La courbe du chômage ne se sera finalement pas inversée en 2015 : en décembre, le nombre de demandeurs d'emploi a augmenté de 0,4%. La politique de gauche peut-elle lutter encore efficacement contre le chômage ? “Si elle change radicalement de politique”, estime Pierre Larrouturou, président du mouvement politique Nouvelle Donne. “Depuis un an, on compte 300.000 chômeurs de plus et au moins 300.000 personnes qui ne sont plus comptées comme chômeurs parce qu’elles sont tombées dans la pauvreté. Cela fait des gens qui ont une vie au ralenti, qui ne cotisent plus pour les caisses de retraites, qui consomment moins : c’est toute la société qui est foutue en l’air”, dénonce-t-il.

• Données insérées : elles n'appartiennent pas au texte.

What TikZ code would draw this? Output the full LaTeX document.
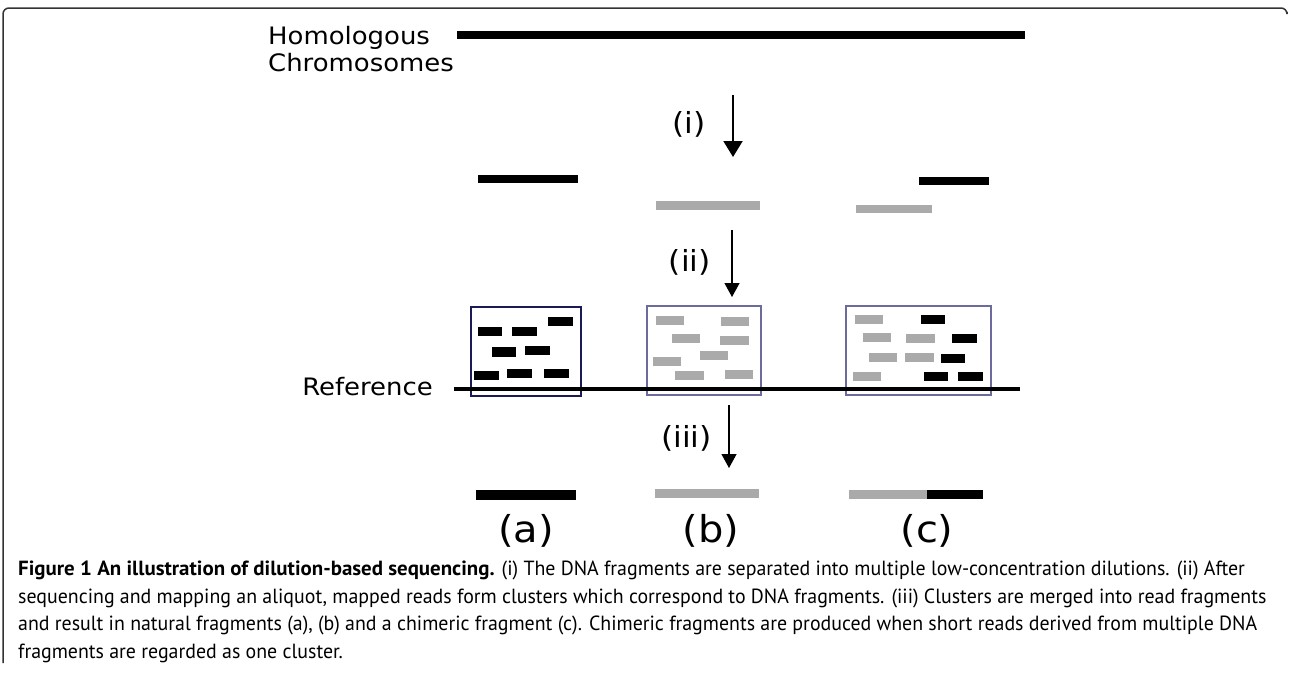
\documentclass[tikz,border=0pt]{standalone}
\usepackage{fontspec}
\usetikzlibrary{arrows.meta}
\newfontfamily\lblfont[FakeStretch=1.08]{DejaVu Sans}
\newfontfamily\capfont[FakeStretch=0.97]{PT Sans}
\newfontfamily\capbf[FakeStretch=1.02]{PT Sans}
\definecolor{readgray}{HTML}{AAAAAA}
\definecolor{navy}{HTML}{1A1A55}
\definecolor{boxblue}{HTML}{6B6B9E}
\definecolor{framegray}{HTML}{333333}
\tikzset{
  rd/.style={fill=black},
  rg/.style={fill=readgray},
  lbl/.style={font=\lblfont\fontsize{24}{27}\selectfont, inner sep=0pt},
  steplbl/.style={font=\lblfont\fontsize{29}{32}\selectfont, inner sep=0pt},
  caselbl/.style={font=\lblfont\fontsize{37}{40}\selectfont, inner sep=0pt},
  capline/.style={font=\capfont\fontsize{20.5}{23}\selectfont, inner sep=0pt, anchor=base west},
  flow/.style={-{Triangle[width=15pt,length=14pt]}, line width=1.3pt},
}
\begin{document}
\begin{tikzpicture}[x=1pt,y=-1pt]
\useasboundingbox (0,0) rectangle (1290,675);
\fill[white] (0,0) rectangle (1290,675);

% panel frame
\draw[framegray, line width=1.5pt, rounded corners=6pt]
  (1287,12) -- (1287,8) -- (3,8) -- (3,663);

% homologous chromosomes
\node[lbl, anchor=west, align=left] (hom) at (268,49) {Homologous\\Chromosomes};
\fill[rd] (457,30.5) rectangle (1025,38.5);

% step (i)
\coordinate (i1) at (733,95);
\coordinate (i2) at (733,157);
\draw[-{Triangle[width=19pt,length=16pt]}, line width=2pt] (i1) -- (i2);
\node[steplbl, anchor=east] (li) at (706,124) {(i)};

% diluted fragments
\fill[rd] (478,174.5) rectangle (578,183);
\fill[rg] (656,201) rectangle (760,209.5);
\fill[rd] (919,176.5) rectangle (989,185);
\fill[rg] (856,204.5) rectangle (932,213);

% step (ii)
\coordinate (ii1) at (732,230);
\coordinate (ii2) at (732,297);
\draw[flow] (ii1) -- (ii2);
\node[steplbl, anchor=east] (lii) at (711,262) {(ii)};

% clusters of mapped reads
\draw[navy, line width=2pt] (471,307) rectangle (581,396);
\fill[rd] (548,317) rectangle (573,326);
\fill[rd] (478,327) rectangle (502,336);
\fill[rd] (512,327) rectangle (537,336);
\fill[rd] (492,347) rectangle (516,357);
\fill[rd] (525,346) rectangle (550,355);
\fill[rd] (474,371) rectangle (499,380);
\fill[rd] (507,369) rectangle (532,378);
\fill[rd] (544,369) rectangle (569,378);

\draw[boxblue, line width=1.2pt] (647,306) rectangle (761,395);
\fill[rg] (656,316) rectangle (684,325);
\fill[rg] (721,317) rectangle (749,326);
\fill[rg] (672,334) rectangle (700,343);
\fill[rg] (720,336) rectangle (749,345);
\fill[rg] (700,351) rectangle (728,360);
\fill[rg] (653,357) rectangle (681,366);
\fill[rg] (675,371) rectangle (704,380);
\fill[rg] (725,370) rectangle (753,379);

\draw[boxblue, line width=1.2pt] (846,306) rectangle (991,395);
\fill[rg] (855,315) rectangle (883,324);
\fill[rg] (863,333) rectangle (891,342);
\fill[rg] (906,334) rectangle (935,343);
\fill[rg] (869,353) rectangle (897,362);
\fill[rg] (905,353) rectangle (934,362);
\fill[rg] (853,372) rectangle (881,381);
\fill[rd] (921,315) rectangle (945,324);
\fill[rd] (952,334) rectangle (977,343);
\fill[rd] (941,354) rectangle (965,363);
\fill[rd] (924,372) rectangle (948,381);
\fill[rd] (958,372) rectangle (983,381);

% reference genome
\node[lbl, anchor=east] (ref) at (433,387) {Reference};
\fill[rd] (454,387) rectangle (1020,391);

% step (iii)
\coordinate (iii1) at (729,405);
\coordinate (iii2) at (729,468);
\draw[flow] (iii1) -- (iii2);
\node[steplbl, anchor=east] (liii) at (712,438) {(iii)};

% merged read fragments
\fill[rd] (476,490) rectangle (576,499.5);
\fill[rg] (655,489) rectangle (759,498);
\fill[rg] (849,490) rectangle (927,499);
\fill[rd] (927,490) rectangle (983,499);
\node[caselbl] (ca) at (526,531) {(a)};
\node[caselbl] (cb) at (711,531) {(b)};
\node[caselbl] (cc) at (927,531) {(c)};

% caption
\node[capline] (cap1) at (18,575) {{\capbf\bfseries Figure 1 An illustration of dilution-based sequencing.} (i) The DNA fragments are separated into multiple low-concentration dilutions. (ii) After};
\node[capline] (cap2) at (18,603) {sequencing and mapping an aliquot, mapped reads form clusters which correspond to DNA fragments. (iii) Clusters are merged into read fragments};
\node[capline] (cap3) at (18,630) {and result in natural fragments (a), (b) and a chimeric fragment (c). Chimeric fragments are produced when short reads derived from multiple DNA};
\node[capline] (cap4) at (18,658) {fragments are regarded as one cluster.};
\end{tikzpicture}
\end{document}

Selon le président de Nouvelle Donne, croire en un retour prochain de la croissance “n’est pas sérieux”. “Cela fait 40 ans qu’on nous dit que la croissance revient, or le Japon est en récession, le Brésil est en récession, les États-Unis ralentissent. Ce que montre Nouvelle Donne, c’est qu’on peut, même sans croissance, protéger les salariés, créer des logements et des emplois. Mais il faut arrêter de croire au miracle de la croissance”, assure-t-il.
La France a besoin d'une économie plus compétitive, plus performante.
Thierry Pech, directeur du think tank Terra Nova
Une vision à laquelle Thierry Pech, directeur du think tank Terra Nova, ne se résout pas à souscrire. “On doit pouvoir faire mieux sans croissance, mais on ferait encore bien mieux avec de la croissance”, avance-t-il. Pour Thierry Pech, la France a donc besoin, au-delà d’une politique de soutien aux chômeurs, “d’une économie plus compétitive, plus performante”.
Comment peut-on relancer l’activité ? Pour Pierre Larrouturou, les chantiers pour la transition énergétique sont l’un des leviers possibles. “La Banque Centrale européenne (BCE) va créer 1.000 milliards qu’elle va donner aux banques, en espérant qu’elles seront gentilles et qu’elles financeront l’économie réelle. À Nouvelle Donne, nous proposons qu’au lieu de donner 1.000 milliards aux banques sans aucun contrôle, il faut les investir dans le sauvetage du climat. Pendant 20 ans, on financerait des travaux d’isolation des bâtiments et de développement des énergies renouvelables, ce qui permettrait de créer 200.000 emplois”, estime-t-il.
Autre exemple d’action possible : la question du logement. “La France est le pays d’Europe où les loyers sont les plus chers. Si on avait le même niveau de loyer qu’en Allemagne ou aux Pays-Bas, on fera tous 250 euros d’économies tous les mois. Il y a 27 milliards qui sont mis en réserve sur les marchés financiers : on peut utiliser ces fonds de réserve pour construire des logements et donner du boulot à 150.000 ouvriers”, estime Pierre Larrouturou.
Ce diagnostic est partagé par le président de terra Nova, qui ne propose cependant pas les mêmes solutions. “Aujourd’hui, il y a des choses très simples qui n’ont pas encore été mises en oeuvre. Par exemple, enlever le plan local d’urbanisme (PLU) des mains des maires pour le remettre aux intercommunalités, qui construiront davantage. Car on le sait, les maires français ne construisent pas assez, et organisent donc par cette politique la spéculation sur le foncier”, estime Thierry Pech.
Si l'on dit que 40 milliards seront débloqués pour isoler les bâtiments, cela vaut le coup de se former.
Pierre Larrouturou, président de Nouvelle Donne
Selon Pierre Larrouturou, la formation des chômeurs est fondamentale pour redresser l’économie, à condition qu’elle accompagne la création effective d’emplois. “Si l’on dit que 40 milliards seront débloqués chaque année pour isoler les bâtiments et que 200.000 emplois seront créés grâce à ce fonds européen, cela vaut le coup de se former”, estime-t-il.
“La formation professionnelle va souvent à ceux qui n’en ont pas besoin : c’est important de former les moins qualifiés et en particulier les chômeurs de longue durée. Mais on a un vrai problème d’offre, notre pays n’est pas assez compétitif”, renchérit Thierry Pech, pour qui la formation professionnelle sera efficace si elle s'accompagne de davantage de dynamisme économique.